Instructions for the task:
Copy every line of the data that contains the string "this".

Given information:
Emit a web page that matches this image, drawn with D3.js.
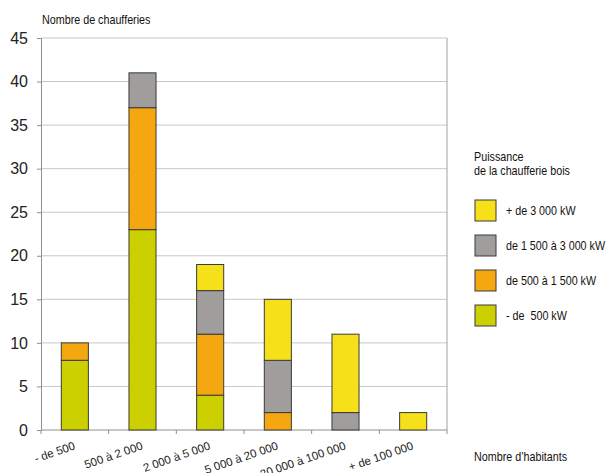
<!DOCTYPE html>
<html>
<head>
<meta charset="utf-8">
<script src="https://cdn.jsdelivr.net/npm/d3@7"></script>
<style>
  body { margin: 0; background: #fff; }
  text { font-family: "Liberation Sans", Arial, sans-serif; }
</style>
</head>
<body>
<div id="chart"></div>
<script>
// data
const categories = ['- de 500', '500 à 2 000', '2 000 à 5 000', '5 000 à 20 000', '20 000 à 100 000', '+ de 100 000']
const seriesKeys = ['moins500', 'de500a1500', 'de1500a3000', 'plus3000']
const seriesLabels = ['- de  500 kW', 'de 500 à 1 500 kW', 'de 1 500 à 3 000 kW', '+ de 3 000 kW']
const moins500 = [8, 23, 4, 0, 0, 0]
const de500a1500 = [2, 14, 7, 2, 0, 0]
const de1500a3000 = [0, 4, 5, 6, 2, 0]
const plus3000 = [0, 0, 3, 7, 9, 2]
const yTicks = [0, 5, 10, 15, 20, 25, 30, 35, 40, 45]

const colors = ['#cdd000', '#f5a70f', '#a19d9c', '#f6e019']

const W = 606, H = 473
const margin = { top: 38, right: 159, bottom: 43, left: 41 }
const width = W - margin.left - margin.right
const height = H - margin.top - margin.bottom

// narrow text (helvetica narrow look)
const narrow = 0.86

const table = categories.map((c, i) => ({
  cat: c,
  moins500: moins500[i],
  de500a1500: de500a1500[i],
  de1500a3000: de1500a3000[i],
  plus3000: plus3000[i],
}))

const stacked = d3.stack().keys(seriesKeys)(table)

const svg = d3.select('#chart').append('svg').attr('width', W).attr('height', H)
const g = svg.append('g').attr('transform', `translate(${margin.left},${margin.top})`)

const x = d3.scaleBand().domain(categories).range([0, width]).paddingInner(0.6).paddingOuter(0.3)
const y = d3.scaleLinear().domain([0, 45]).range([height, 0])

// gridlines
g.selectAll('line.grid')
  .data(yTicks.filter(d => d > 0))
  .join('line')
  .attr('class', 'grid')
  .attr('x1', 0).attr('x2', width)
  .attr('y1', d => y(d)).attr('y2', d => y(d))
  .attr('stroke', '#c8c8c8').attr('stroke-width', 1)

// right border
g.append('line').attr('x1', width).attr('x2', width).attr('y1', 0).attr('y2', height)
  .attr('stroke', '#a0a0a0')

// y axis
const yAxis = g.append('g').call(d3.axisLeft(y).tickValues(yTicks).tickSize(4).tickPadding(9))
yAxis.select('.domain').attr('stroke', '#909090')
yAxis.selectAll('.tick line').attr('stroke', '#909090')
yAxis.selectAll('.tick text').attr('font-size', 16).attr('fill', '#222')

// x axis
const xAxis = g.append('g').attr('transform', `translate(0,${height})`)
xAxis.append('line').attr('x1', 0).attr('x2', width).attr('stroke', '#909090')
xAxis.selectAll('line.tk')
  .data(d3.range(categories.length + 1))
  .join('line')
  .attr('class', 'tk')
  .attr('x1', i => i * width / categories.length)
  .attr('x2', i => i * width / categories.length)
  .attr('y1', 0).attr('y2', 4)
  .attr('stroke', '#909090')
xAxis.selectAll('text')
  .data(categories)
  .join('text')
  .attr('text-anchor', 'end')
  .attr('font-size', 11.5)
  .attr('fill', '#222')
  .attr('transform', d => `translate(${x(d) + x.bandwidth() / 2 + 1},${19}) rotate(-19)`)
  .text(d => d)

// bars
g.selectAll('g.layer')
  .data(stacked)
  .join('g')
  .attr('class', 'layer')
  .attr('fill', (d, i) => colors[i])
  .selectAll('rect')
  .data(d => d.filter(p => p[1] - p[0] > 0))
  .join('rect')
  .attr('x', d => x(d.data.cat))
  .attr('width', x.bandwidth())
  .attr('y', d => y(d[1]))
  .attr('height', d => y(d[0]) - y(d[1]))
  .attr('stroke', '#3a3a3a')
  .attr('stroke-width', 1)

function narrowText(parent, tx, ty, str) {
  return parent.append('text')
    .attr('transform', `translate(${tx},${ty}) scale(${narrow},1)`)
    .attr('font-size', 12.5)
    .attr('fill', '#111')
    .style('white-space', 'pre')
    .text(str)
}

// titles
narrowText(svg, 42, 24, 'Nombre de chaufferies')
narrowText(svg, 474, 461, 'Nombre d\u2019habitants')

// legend
narrowText(svg, 474, 161, 'Puissance')
narrowText(svg, 474, 175, 'de la chaufferie bois')
const order = [3, 2, 1, 0]
const items = svg.selectAll('g.item')
  .data(order)
  .join('g')
  .attr('class', 'item')
  .attr('transform', (d, i) => `translate(475,${200 + i * 35})`)
items.append('rect').attr('width', 21).attr('height', 21)
  .attr('fill', d => colors[d]).attr('stroke', '#3a3a3a')
items.each(function (d) {
  narrowText(d3.select(this), 31, 15, seriesLabels[d])
})
</script>
</body>
</html>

Final result:
Emit a web page that matches this image, drawn with D3.js.
  narrowText(d3.select(this), 31, 15, seriesLabels[d])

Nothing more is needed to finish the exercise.